Evan Lips: Two East Haven police officers are on trial. One of them is David Cari and the other is Dennis Spaulding. These two officers are accused of violating the civil rights of several Latinos during the process of arrests and day-to-day police work. They've been charged with several things, the chief of which is conspiracy to violate civil rights. Spaulding is facing an additional [charge of] excessive force.
What have you heard in court so far?
The government brought in a lot of witnesses from the Hispanic community in East Haven. We heard from an immigration attorney. She works in conjunction with the church, St. Rose of Lima Parish. Her name is Sister Mary Ellen Burns. We heard from a man named Moises Marin, who owns the La Bamba restaurant in East Haven. He charged that Officer Spaulding hurt him during the arrest.
What jumps out at you as some of the most compelling testimony you've heard?
I feel like the most compelling testimony we've heard in this case so far involved another officer, who happened to be working the same night as four Latino men were arrested outside La Bamba. One of the men charged that he was hit by police inside the station after he was booked, and that his sweater got ripped off of him while he was in the cell, by another officer.
The officer who testified, his name is Anthony Rybaruk, he's now a sergeant. He was an officer in 2009 at the time, and he had to pause a lot of times to compose himself. At one point, it seemed like he was near tears. I remember asking another person in the row of observers, "Did it look like he was crying to you?" and the woman said, "Yes." The prosecutors had him relax a few times, and then he went through with his testimony. He provided some very emotional testimony about what he saw that night, and what he heard, that happened in the department.
The defense attorneys, from what I've read of your accounts, have been going after the credibility of witnesses. Can you talk about that?
A lot of the cross-examination has dealt with the defense attorneys for Spaulding and Cari questioning the truthfulness of these victims who have come forward. Some of the questions they will have for these guys, it's, "How did you get here from Ecuador? Is it true that you entered the country three times illegally? Why wasn't this mentioned during the grand jury?" That sort of questioning. It just appears to me that the motive there is just to create some doubt among the jurors as to whether these people are credible.
What kind of penalties do the officers potentially face?
A maximum of 20 years if convicted on all charges.
Can you talk about the makeup of the jury?
It's not exactly a diverse jury. There's one minority there. There aren't very many young jurors. The bulk of them... so there are 12 jurors. I believe I've seen one alternate. Older white men and women, mostly, in the jury pool.
How long is the trial expected to last?
They tell me between four and five weeks. Right now we're in our ninth day.
There are also questions about reports that were submitted by the police officers, and whether they were accurate or not. Has that come up?

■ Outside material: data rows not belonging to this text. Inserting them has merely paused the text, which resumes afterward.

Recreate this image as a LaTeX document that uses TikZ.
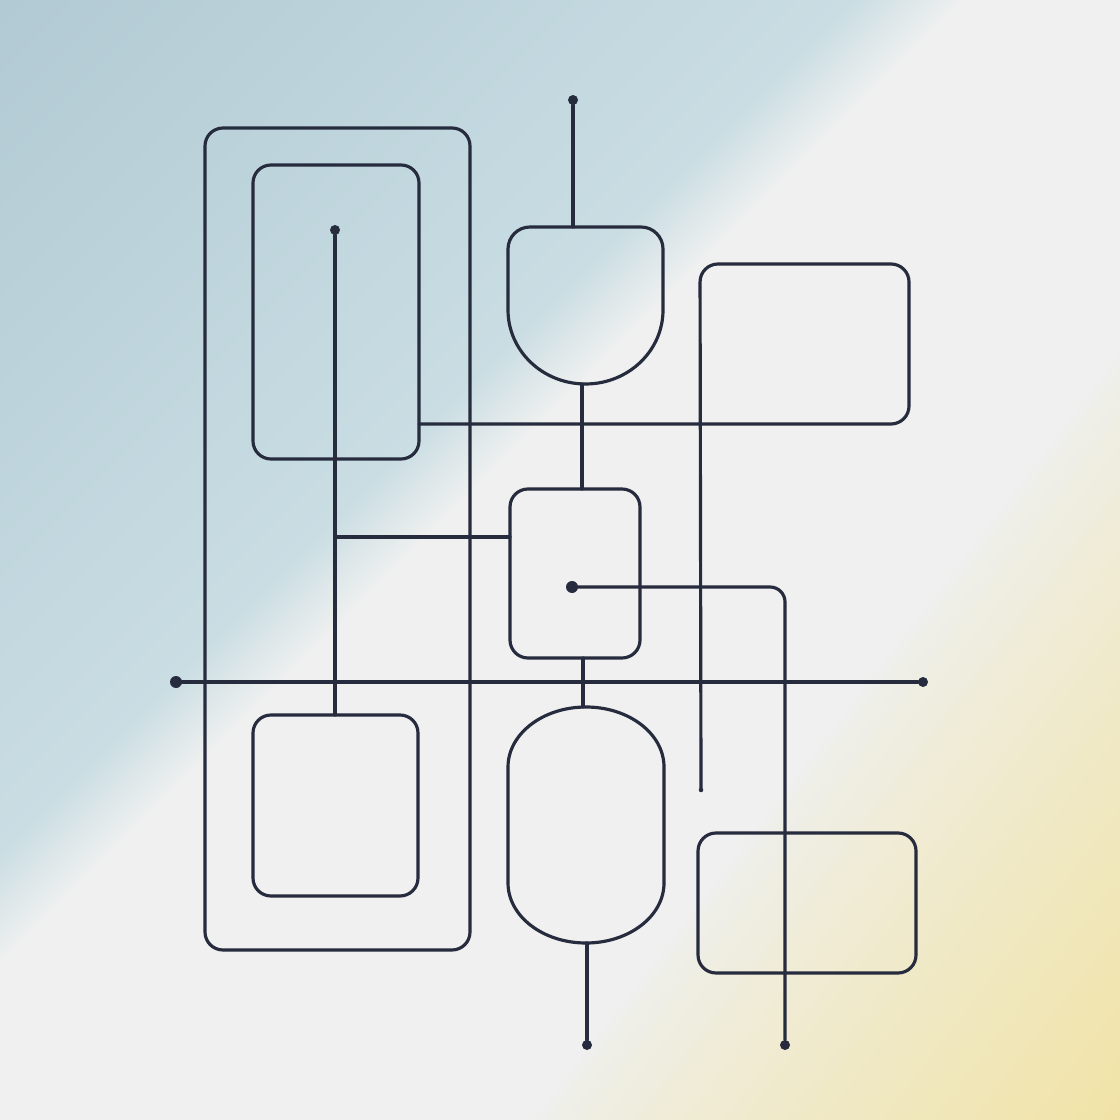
\documentclass[tikz,border=0pt]{standalone}
\usetikzlibrary{calc, positioning}
\definecolor{ink}{RGB}{38, 43, 61}
\definecolor{skyblue}{RGB}{178, 202, 212}
\definecolor{skylight}{RGB}{201, 221, 227}
\definecolor{paper}{RGB}{239, 240, 239}
\definecolor{straw}{RGB}{241, 227, 166}
\pgfdeclarehorizontalshading{backdrop}{100bp}{color(0bp)=(skyblue); color(14.6bp)=(skyblue); color(41.5bp)=(skylight); color(45bp)=(paper); color(100bp)=(paper)}

\begin{document}
\begin{tikzpicture}[
	x=0.1mm, y=-0.1mm,
	% Styles
	wire/.style={draw=ink, line width=0.9pt, line cap=round, line join=round},
	panel/.style={wire, rounded corners=1.8mm, inner sep=0pt, outer sep=0pt},
	bigdot/.style={circle, fill=ink, inner sep=0pt, outer sep=0pt, minimum size=1.2mm},
	dot/.style={circle, fill=ink, inner sep=0pt, outer sep=0pt, minimum size=1.0mm},
	tinydot/.style={circle, fill=ink, inner sep=0pt, outer sep=0pt, minimum size=0.45mm}
	]
	
	% ==========================================
	% BACKGROUND
	% ==========================================
	\useasboundingbox (0,0) rectangle (1120,1120);
	\shade[shading=backdrop, shading angle=-45] (0,0) rectangle (1120,1120);
	
	% warm glow towards the lower right, laid as thin bands
	\begin{scope}
		\clip (0,0) rectangle (1120,1120);
		\foreach \k in {0,...,59} {
			\pgfmathsetmacro\qa{1105+\k*7.9}
			\pgfmathsetmacro\qb{\qa+(\k==59 ? 60 : 8.5)}
			\pgfmathsetmacro\p{100*((\k+0.5)/60)^0.75}
			\fill[straw!\p!paper] ($\qa*(0.795,0.607)+(910,-1190)$) -- ($\qb*(0.795,0.607)+(910,-1190)$)
				-- ($\qb*(0.795,0.607)+(-910,1190)$) -- ($\qa*(0.795,0.607)+(-910,1190)$) -- cycle;
		}
	\end{scope}
	
	% ==========================================
	% LEFT COLUMN: nested frames
	% ==========================================
	\node[panel, minimum width=26.5mm, minimum height=82.2mm] (outerBox) at (337.5,539) {};
	\node[panel, minimum width=16.6mm, minimum height=29.4mm] (innerBox) at (336,312) {};
	\node[panel, minimum width=16.5mm, minimum height=18.1mm] (lowBox) at (335.5,805.5) {};
	
	\node[dot] (dotInner) at (335,230) {};
	\draw[wire] (dotInner) -- (dotInner |- lowBox.north);
	
	% ==========================================
	% MIDDLE COLUMN: shield, box and capsule
	% ==========================================
	% Shield (flat top, round bottom)
	\draw[wire] (508,310) -- (508,249) arc[start angle=180, end angle=90, radius=2.2mm]
		-- (641,227) arc[start angle=90, end angle=0, radius=2.2mm]
		-- (663,310) arc[start angle=0, end angle=-180, x radius=7.75mm, y radius=7.4mm];
	\coordinate (shieldTop) at (573,227);
	\coordinate (shieldBot) at (582,384);
	
	\node[dot] (dotTop) at (573,100) {};
	\draw[wire] (dotTop) -- (shieldTop);
	
	% Middle box
	\node[panel, minimum width=13mm, minimum height=16.9mm] (midBox) at (575,573.5) {};
	\coordinate (midTap) at (510,537);
	\draw[wire] (shieldBot) -- (shieldBot |- midBox.north);
	\draw[wire] (dotInner |- midTap) -- (midTap);
	
	% Capsule
	\draw[wire] (508,767) arc[start angle=180, end angle=0, x radius=7.8mm, y radius=6mm]
		-- (664,883) arc[start angle=0, end angle=-180, x radius=7.8mm, y radius=6mm] -- cycle;
	\coordinate (pillTop) at (583,707);
	\coordinate (pillBot) at (587,943);
	\draw[wire] (pillTop |- midBox.south) -- (pillTop);
	
	\node[dot] (dotPill) at (587,1045) {};
	\draw[wire] (pillBot) -- (dotPill);
	
	% ==========================================
	% RIGHT COLUMN: open frame and lower box
	% ==========================================
	\node[tinydot] (dotTail) at (701,790) {};
	\coordinate (frameBot) at (909,424);
	\draw[wire, rounded corners=1.8mm] (dotTail.center) -- (700,264) -- (909,264) -- (frameBot) -- (innerBox.east |- frameBot);
	
	\node[panel, minimum width=21.8mm, minimum height=14mm] (lowRightBox) at (807,903) {};
	
	% Bent wire from the middle dot
	\node[bigdot] (dotMid) at (572,587) {};
	\node[dot] (dotSE) at (785,1045) {};
	\coordinate (bendSE) at (785,587);
	\draw[wire, rounded corners=1.5mm] (dotMid) -- (bendSE) -- (dotSE);
	
	% Long horizontal rail
	\node[bigdot] (dotW) at (176,682) {};
	\node[dot] (dotE) at (923,682) {};
	\draw[wire] (dotW) -- (dotE);
	
\end{tikzpicture}
\end{document}
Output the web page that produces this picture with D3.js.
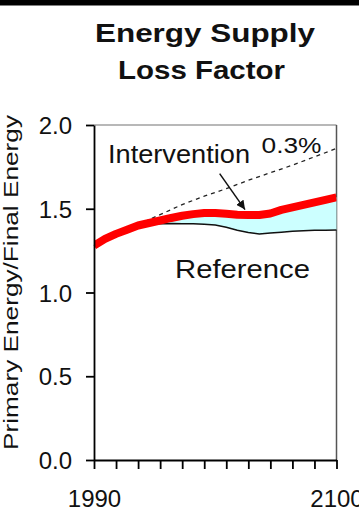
<!DOCTYPE html>
<html>
<head>
<meta charset="utf-8">
<script src="https://cdn.jsdelivr.net/npm/d3@7"></script>
<style>
  html, body { margin: 0; padding: 0; background: #fff; }
  svg { display: block; }
  text { font-family: "Liberation Sans", Arial, sans-serif; fill: #111; }
</style>
</head>
<body>
<svg id="chart" width="359" height="521"></svg>
<script>
// Years sampled every 5 years, 1990–2100
const years = [1990, 1995, 2000, 2005, 2010, 2015, 2020, 2025, 2030, 2035, 2040, 2045,
               2050, 2055, 2060, 2065, 2070, 2075, 2080, 2085, 2090, 2095, 2100];

// Intervention scenario (thick red line)
const intervention = [1.28, 1.32, 1.35, 1.375, 1.40, 1.415, 1.43, 1.445, 1.458, 1.468, 1.474, 1.475,
                      1.47, 1.464, 1.462, 1.463, 1.472, 1.493, 1.508, 1.523, 1.538, 1.553, 1.568];

// Reference scenario (thin black line)
const reference = [1.28, 1.32, 1.35, 1.375, 1.395, 1.405, 1.41, 1.412, 1.41, 1.41, 1.408, 1.403,
                   1.39, 1.372, 1.358, 1.35, 1.355, 1.36, 1.365, 1.369, 1.371, 1.372, 1.373];

// 0.3% per year trend (dashed line), by decade
const trendYears = [1990, 2000, 2010, 2020, 2030, 2040, 2050, 2060, 2070, 2080, 2090, 2100];
const trend = [1.28, 1.34, 1.405, 1.465, 1.525, 1.575, 1.62, 1.67, 1.715, 1.76, 1.81, 1.86];

const yTicks = [0, 0.5, 1.0, 1.5, 2.0];
const xTicks = d3.range(1990, 2101, 10);
const xLabels = [1990, 2100];

const svg = d3.select("#chart");

// Dark band across the top edge
svg.append("rect").attr("x", 0).attr("y", 0).attr("width", 359).attr("height", 5.5).attr("fill", "#000");

const x = d3.scaleLinear().domain([1990, 2100]).range([94, 336.5]);
const y = d3.scaleLinear().domain([0, 2]).range([460, 125]);

// Helper for stretched labels
function label(px, py, size, len, txt, opts = {}) {
  return svg.append("text").attr("x", px).attr("y", py)
    .attr("font-size", size)
    .attr("font-weight", opts.bold ? "bold" : null)
    .attr("text-anchor", opts.anchor || "start")
    .attr("fill", opts.fill || "#111")
    .attr("textLength", len).attr("lengthAdjust", "spacingAndGlyphs")
    .text(txt);
}

// Title
label(205, 41.5, 25.5, 220, "Energy Supply", { bold: true, anchor: "middle" });
label(201.5, 78.5, 25.5, 167, "Loss Factor", { bold: true, anchor: "middle" });

// Plot frame: top and right edges in grey
svg.append("line").attr("x1", x(1990)).attr("x2", x(2100)).attr("y1", y(2)).attr("y2", y(2))
  .attr("stroke", "#a0a0a0").attr("stroke-width", 1.5);
svg.append("line").attr("x1", x(2100)).attr("x2", x(2100)).attr("y1", y(2)).attr("y2", y(0))
  .attr("stroke", "#555").attr("stroke-width", 1.5);

// Gap between scenarios (cyan band)
const idx = years.map((_, i) => i).filter(i => years[i] >= 2020);
const band = d3.area()
  .x(i => x(years[i]))
  .y0(i => y(reference[i]))
  .y1(i => y(intervention[i]));
svg.append("path").datum(idx).attr("d", band).attr("fill", "#ccffff");

// 0.3% trend
svg.append("path").datum(trendYears.map((t, i) => [t, trend[i]]))
  .attr("d", d3.line().x(d => x(d[0])).y(d => y(d[1])))
  .attr("fill", "none").attr("stroke", "#222").attr("stroke-width", 1.3)
  .attr("stroke-dasharray", "4,4");

// Reference line
svg.append("path").datum(years.map((t, i) => [t, reference[i]]))
  .attr("d", d3.line().x(d => x(d[0])).y(d => y(d[1])))
  .attr("fill", "none").attr("stroke", "#111").attr("stroke-width", 1.5);

// Intervention line
const clip = svg.append("clipPath").attr("id", "plotclip");
clip.append("rect").attr("x", x(1990)).attr("y", y(2)).attr("width", x(2100) - x(1990)).attr("height", y(0) - y(2));
svg.append("path").datum(years.map((t, i) => [t, intervention[i]]))
  .attr("clip-path", "url(#plotclip)")
  .attr("d", d3.line().x(d => x(d[0])).y(d => y(d[1])))
  .attr("fill", "none").attr("stroke", "#ff0000").attr("stroke-width", 8)
  .attr("stroke-linejoin", "round");

// Axes
const yAxis = svg.append("g").attr("transform", `translate(${x(1990)},0)`)
  .call(d3.axisLeft(y).tickValues(yTicks).tickFormat(d3.format(".1f")).tickSize(8).tickSizeOuter(0).tickPadding(14));
const xAxis = svg.append("g").attr("transform", `translate(0,${y(0)})`)
  .call(d3.axisBottom(x).tickValues(xTicks).tickFormat(d => xLabels.includes(d) ? String(d) : "")
    .tickSize(9).tickSizeOuter(0).tickPadding(21));
[yAxis, xAxis].forEach(g => {
  g.select(".domain").attr("stroke", "#000").attr("stroke-width", 1.8);
  g.selectAll(".tick line").attr("stroke", "#000").attr("stroke-width", 1.8);
  g.selectAll("text").attr("font-size", 24).attr("fill", "#111")
    .attr("font-family", "Liberation Sans, Arial, sans-serif");
});
yAxis.selectAll("text").attr("dy", "0.36em");

// Y-axis title
svg.append("text").attr("transform", "translate(17.5,282.5) rotate(-90)")
  .attr("text-anchor", "middle").attr("font-size", 20)
  .attr("textLength", 335).attr("lengthAdjust", "spacingAndGlyphs")
  .text("Primary Energy/Final Energy");

// Annotations
label(108, 163, 25, 142, "Intervention");
label(261.5, 153, 22, 60, "0.3%", { fill: "#333" });
label(175, 278, 25, 135, "Reference");

// Arrow pointing to the intervention line
const defs = svg.append("defs");
defs.append("marker").attr("id", "arrow").attr("viewBox", "0 0 10 10")
  .attr("refX", 10).attr("refY", 5).attr("markerWidth", 9).attr("markerHeight", 9)
  .attr("markerUnits", "userSpaceOnUse").attr("orient", "auto")
  .append("path").attr("d", "M0,0 L10,5 L0,10 Z").attr("fill", "#111");
svg.append("line")
  .attr("x1", x(2047)).attr("y1", y(1.71))
  .attr("x2", x(2058.5)).attr("y2", y(1.495))
  .attr("stroke", "#111").attr("stroke-width", 1.5).attr("marker-end", "url(#arrow)");
</script>
</body>
</html>
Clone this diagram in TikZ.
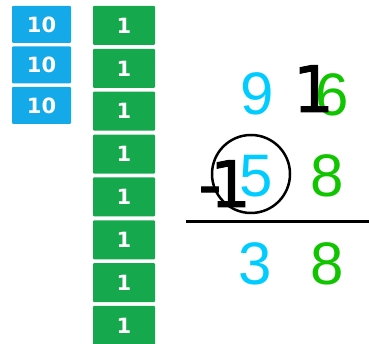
\documentclass[tikz,border=0pt]{standalone}
\usepackage{fontspec}
\setmainfont{Liberation Sans}
\newfontfamily\dvb{DejaVu Sans}
\newfontfamily\dvk[FakeBold=1.5]{DejaVu Sans}
\begin{document}
\begin{tikzpicture}[x=1pt,y=1pt,
  tenbox/.style={fill=tenblue,text=white,minimum width=59pt,minimum height=37pt,inner sep=0pt,rounded corners=1pt,font=\dvb\bfseries\fontsize{21}{21}\selectfont},
  onebox/.style={fill=onegreen,text=white,minimum width=62pt,minimum height=39pt,inner sep=0pt,rounded corners=1pt,font=\dvb\bfseries\fontsize{21}{21}\selectfont},
  bigc/.style={text=digcyan,anchor=base,inner sep=0pt,font=\fontsize{60}{60}\selectfont},
  bigg/.style={text=diggreen,anchor=base,inner sep=0pt,font=\fontsize{60}{60}\selectfont},
  bigk/.style={text=black,anchor=base,inner sep=0pt,font=\dvk\fontsize{64}{64}\selectfont}]
\definecolor{tenblue}{HTML}{14A9E8}
\definecolor{onegreen}{HTML}{15A84C}
\definecolor{digcyan}{HTML}{00CCFF}
\definecolor{diggreen}{HTML}{11C400}
\useasboundingbox (0,0) rectangle (369,344);
% tens
\node[tenbox] (t1) at (41.5,319.5) {10};
\node[tenbox] (t2) at (41.5,279) {10};
\node[tenbox] (t3) at (41.5,238.5) {10};
% ones
\foreach \i/\y in {1/25.5,2/68.4,3/111.2,4/154.1,5/196.9,6/239.8,7/282.7,8/325.5}{
  \node[onebox] (o\i) at (124,344-\y) {1};
}
% top row
\node[bigc] (n9) at (257.5,229) {9};
\node[bigg] (n6) at (332.5,228) {6};
\node[bigk] (c1) at (313.5,232) {1};
% middle row
\node[bigc] (n5) at (256,147) {5};
\node[bigg] (n8a) at (327.5,147) {8};
\node[bigk] (m1) at (230.5,137) {1};
\node[bigk] (mm) at (210,137) {-};
\draw[line width=2.5pt] (251,170) circle[radius=39];
% rule
\coordinate (ra) at (186,122.5);
\coordinate (rb) at (369,122.5);
\draw[line width=3pt] (ra) -- (rb);
% result
\node[bigc] (n3) at (255,59) {3};
\node[bigg] (n8b) at (327,59) {8};
\end{tikzpicture}
\end{document}
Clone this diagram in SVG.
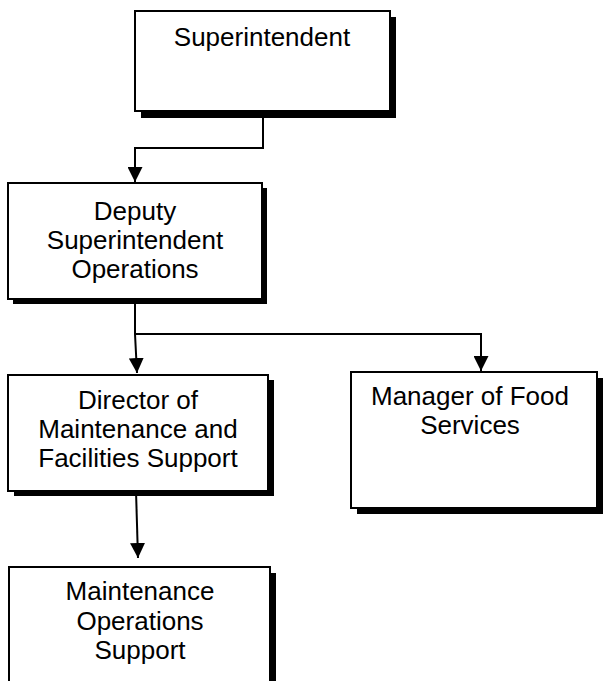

Yes, that has come up. The witnesses who have been arrested have testified that there are frequently inaccuracies in the arrest reports concerning what they might have been doing at the time. For instance, they will say, Officer Spaulding wrote in several reports that "these arrestees had been yelling obscenities," or "were combative," or "resisted." This has been highly questioned by prosecutors, whether this actually happened. Witnesses they brought forward have contested the bulk of what appeared in these reports.
Why do you think this is an important case?
There's always a question about whether someone is here illegally, whether they're breaking the laws, whether they're being a criminal. This is a case where you have officers who said they're enforcing the full letter of the law. They are patrolling the streets, and they're stopping cars that appear to have fraudulent plates, or something's not right, and upon checking them out, they may appear to be here without papers, without document.
The question here: is that an arrestable offense? Is that a crime? Are these officers breaking the law when they arrest these people, or are they just following their duties? That is a very compelling question. A lot of people are divided on this. If you're here from another country without your papers, some feel you're breaking the law; you should be sent right back. Other people will ask questions: how did your ancestors get here? They might not have had the proper paperwork, but they stuck around and got jobs, and here we are in America, so, what's the question here, I guess is what we're asking.
In response, Angel Fernandez Chavero, lay leader of the pastoral council of St. Rose of Lima Church in New Haven, said the question of immigration status should not be central to the case.
"The real issue," he said, "is whether everybody deserves equal protection and equal process under the law. These officers are being prosecuted in part because they beat people. Is that right? It's not. These officers are being prosecuted because they harassed people specifically for their ethnicity. They were racially profiled. Is that right? It's not. This case should have nothing to do with the fact that some of the folks happen to be undocumented."